For completeness, I opened an issue on DifferentialEquations.jl related to this topic (and it shows how idea-less I am, except I have had requests for something of this nature):
Also, is there by any chance a form of serialization for types which hold functions? I know JLD hasn’t worked since v0.5, and am wondering if there’s anything along these lines.
DataStreams are not just for reading, they are also for writing. I would suggest implementing a DataStream Source a let the user choose what output format they want to use (possibly with a default format if you want).
Are there any examples for how to setup a DataStream Source anywhere? Are there examples how how to take an arbitrary source and write it to a DataFrame?
You wouldn’t deal with DataFrame at all, you would just implement the Source interface, and the code living in DataFrames would take care of creating the object. For an example, you can have a look at the DataFrames code implementing a Source: https://github.com/JuliaStats/DataFrames.jl/pull/1174 CSV.jl is another possibly useful example.

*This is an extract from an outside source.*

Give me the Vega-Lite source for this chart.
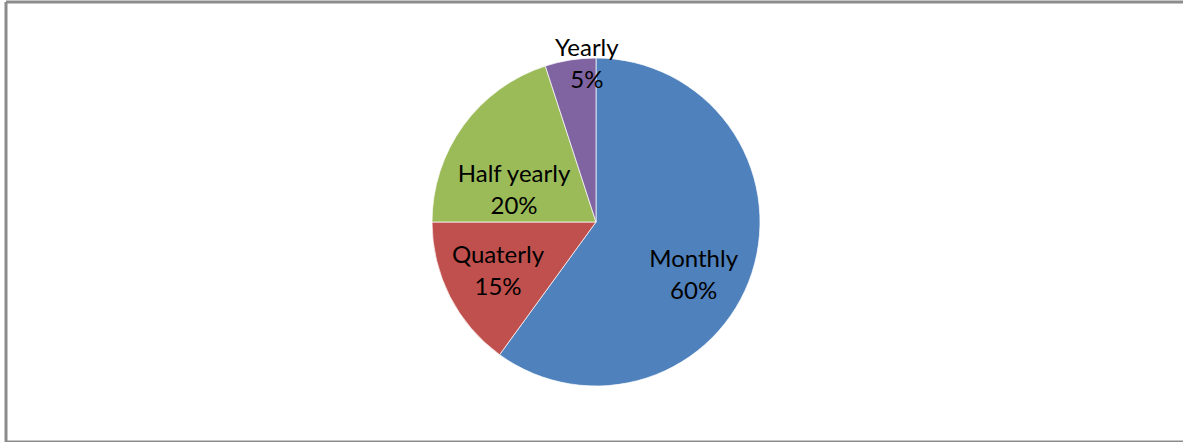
{
  "$schema": "https://vega.github.io/schema/vega-lite/v6.json",
  "width": 1180,
  "height": 440,
  "autosize": {"type": "none"},
  "padding": {"left": 6, "top": 2, "right": 0, "bottom": 0},
  "background": "white",
  "view": {"stroke": "#8c8c8c", "strokeWidth": 3, "fill": "white", "strokeDash": [1180, 440, 1620, 0]},
  "data": {
    "values": [
      {"cat": "Monthly", "value": 60, "ord": 1, "label": "Monthly\n60%"},
      {"cat": "Quaterly", "value": 15, "ord": 2, "label": "Quaterly\n15%"},
      {"cat": "Half yearly", "value": 20, "ord": 3, "label": "Half yearly\n20%"},
      {"cat": "Yearly", "value": 5, "ord": 4, "label": "Yearly\n5%"}
    ]
  },
  "encoding": {
    "theta": {"field": "value", "type": "quantitative", "stack": true},
    "order": {"field": "ord", "type": "quantitative"}
  },
  "layer": [
    {
      "mark": {"type": "arc", "outerRadius": 164, "stroke": "#ffffff", "strokeWidth": 0.7},
      "encoding": {
        "color": {
          "field": "cat",
          "type": "nominal",
          "scale": {
            "domain": ["Monthly", "Quaterly", "Half yearly", "Yearly"],
            "range": ["#4f81bd", "#c0504d", "#9bbb59", "#8064a2"]
          },
          "legend": null
        }
      }
    },
    {
      "mark": {"type": "text", "radius": 110, "font": "Lato", "fontSize": 24, "lineHeight": 32, "lineBreak": "\n", "color": "#000000", "dx": -7, "dy": 4},
      "encoding": {
        "text": {"condition": {"test": "datum.cat === 'Monthly'", "field": "label"}, "value": ""}
      }
    },
    {
      "mark": {"type": "text", "radius": 110, "font": "Lato", "fontSize": 24, "lineHeight": 32, "lineBreak": "\n", "color": "#000000", "dx": 0, "dy": -16},
      "encoding": {
        "text": {"condition": {"test": "datum.cat === 'Quaterly'", "field": "label"}, "value": ""}
      }
    },
    {
      "mark": {"type": "text", "radius": 110, "font": "Lato", "fontSize": 24, "lineHeight": 32, "lineBreak": "\n", "color": "#000000", "dx": 7, "dy": 18},
      "encoding": {
        "text": {"condition": {"test": "datum.cat === 'Half yearly'", "field": "label"}, "value": ""}
      }
    },
    {
      "mark": {"type": "text", "radius": 110, "font": "Lato", "fontSize": 24, "lineHeight": 32, "lineBreak": "\n", "color": "#000000", "dx": 8, "dy": -64},
      "encoding": {
        "text": {"condition": {"test": "datum.cat === 'Yearly'", "field": "label"}, "value": ""}
      }
    }
  ]
}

I just put together a quick and dirty integration with IterableTables in this PR https://github.com/davidanthoff/IterableTables.jl/pull/22. With that you can easily convert a DESolution into any of the supported table sink types, e.g. things like DataTable(sol) will work to create a DataTable from a DESolution instance. Essentially you get support for all the sinks that are listed in the README, plus of course full Query integration, i.e. one can easily run queries against a DESolution instance. You also get integration with DataStreams from that “for free”: you can use IterableTables.get_datastreams_source(sol) to create a DataStreams.Source from your solution (I’m still trying to figure out an easier way to handle that particular integration from a user point of view).